TEMPO.CO, Jakarta - Suatu siang seusai pelajaran sekolah, seorang gadis Belanda jangkung dan pirang di Europeesche Lagere School, Letsy Detmar, asyik membaca buku di bawah pohon. “Ayo Letsy, ceritalah, apa saja bacakan sedikit dari bukumu,” ujar seorang anak perempuan berkulit sawo matang, dengan rasa ingin tahu yang meluap-luap.
Dialah Kartini, salah satu murid pribumi perempuan di sekolah itu. Letsy bercerita, ia membaca buku bahasa Prancis, agar dapat masuk ke sekolah guru di Belanda. Letsy kemudian balik bertanya kepada Kartini. “Tetapi Ni, kau belum pernah cerita kepada saya, akan jadi apakah kau nanti.”
Pertanyaan Letsy, seperti yang dituturkan Kartini dalam suratnya kepada Nyonya Abendanon, Agustus 1900, tidak dapat dilupakannya. Sebab, kemudian, saat Kartini bertanya kepada ayahandanya, menjadi apakah dirinya nanti, sang ayah menjawab, “Raden ayu!” Sebuah jawaban yang agaknya malah menjadi tanda tanya besar di benak kepalanya: seperti apa kehidupan raden ayu itu?
Inilah jawaban yang kelak malah membangkitkan jiwa Kartini untuk berontak terhadap peraturan-peraturan. Bahwa menjadi raden ayu berarti seorang gadis harus kawin, harus menjadi milik seorang laki-laki, tanpa mempunyai hak untuk bertanya apa, siapa, dan bagaimana.
Kartini memang pribadi yang tampaknya memiliki jiwa gelisah dan rasa ingin tahu besar. Berdasarkan cerita adiknya, Kardinah, semenjak kecil Kartini adalah anak yang enggan diatur. Sehari-hari ia sangat lincah, gesit, pandai. Ia suka bermain di kebun, meloncat-loncat, berlari-lari, dan mudah bergaul. Kebiasaan ini juga digambarkan Kartini dalam sebuah surat.

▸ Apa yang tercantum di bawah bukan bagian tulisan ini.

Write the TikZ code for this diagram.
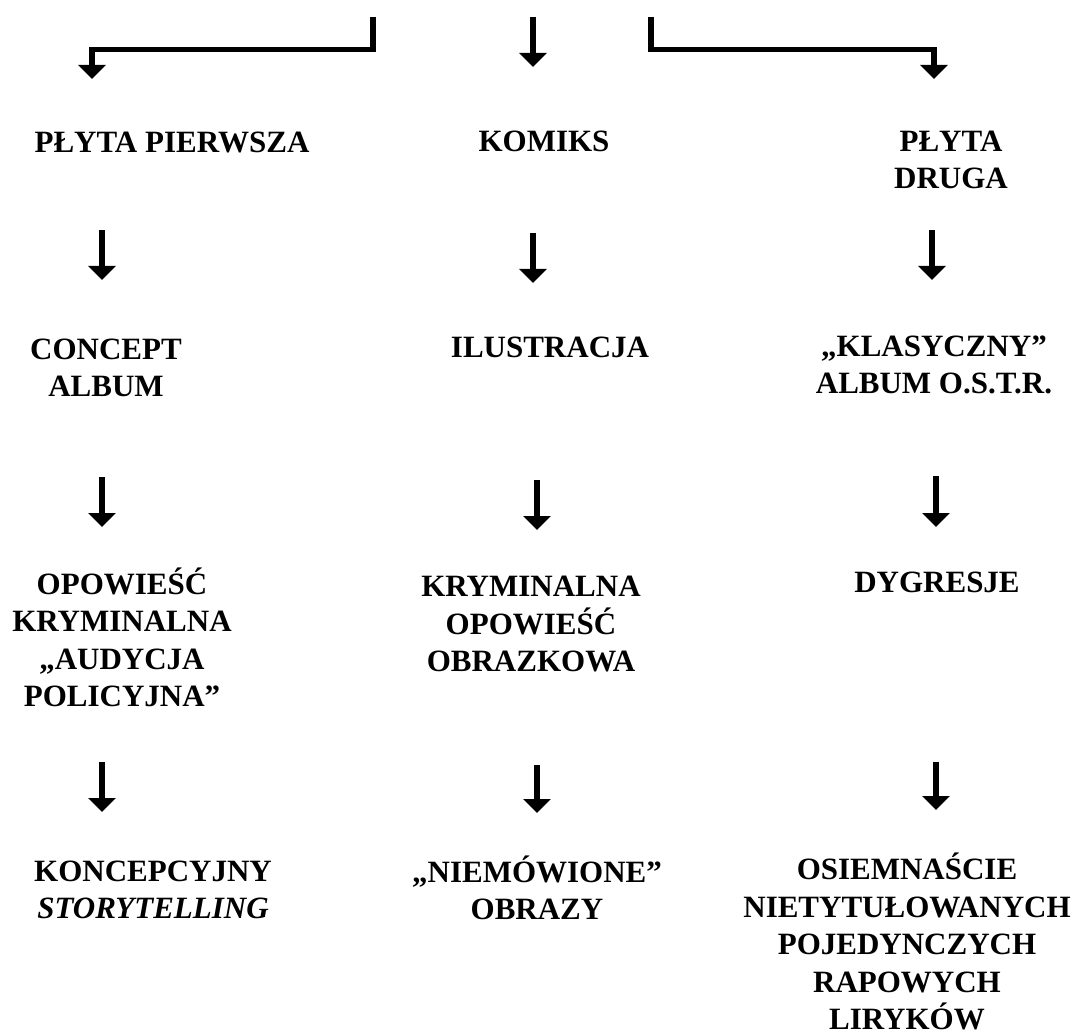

“Saya dinamakan kuda kore, kuda liar, karena saya jarang berjalan, tetapi selalu meloncat-loncat dan berlari,” kata Kartini dalam suratnya kepada Stella Zeehandelaar, 18 Agustus 1899. “Bagaimana saya dimaki-maki karena terlalu sering tertawa terbahak-bahak yang dikatakan tidak pantas, oleh sebab memperlihatkan gigi saya,” tulis Kartini, seperti dimuat Majalah Tempo, 22 April 2013.
Tidak aneh, ayah dan kakak-kakaknya menjuluki Kartini dengan sebutan “Trinil” atau burung kecil yang lincah dan cerewet. Namun ibunya, Ngasirah, tidak suka dengan julukan “Trinil” atau “Nil”. Ngasirah suka marah kepada adik-adik Kartini bila mereka ikut-ikutan memanggilnya “Nil”. “Karena dianggap tidak sopan,” tutur Kardinah.
Ketika ayah Kartini diangkat menjadi bupati, mereka pindah ke rumah dinas, yang sekarang disebut pendapa kabupaten. Mereka memiliki seorang pembantu bernama Ibu Sosro yang bertugas menjaga Kartini, Roekmini, dan Kardinah. Pada suatu saat, Ibu Sosro dibuat sangat marah. Awalnya, karena sedang mengantuk, ia enggan menemani mereka bermain di luar rumah. Ketiganya dikunci di dalam kamar, dan Ibu Sosro memilih tidur.
Mengetahui Ibu Sosro tertidur pulas di depan pintu, Kartini memimpin adik-adiknya kabur dan bermain seharian di kebun luar pendapa. Ibu Sosro, yang mengetahui perbuatan mereka, langsung marah dan mengadu ke orang tua Kartini. “Anak-anak nakal. Berani ya keluar dari kamar. Ini pasti Trinil yang mengajak kamu,” katanya.
Bukannya jera, ketiganya malah membalas dengan menaruh merica di dalam lumpang tempat Ibu Sosro biasa menumbuk kinang (sirih). Ketika Ibu Sosro menumbuk kinang di dalam lumpang dan memasukkannya ke dalam mulut, mulutnya langsung panas seperti terbakar. Dilaporkannya kembali kejadian itu kepada Sosroningrat. “Romo benar-benar marah kepada anak-anaknya kali ini. Sejak saat itu anak-anak tidak lagi berani berbuat seperti itu,” tulis Kardinah dalam buku The Three Sisters.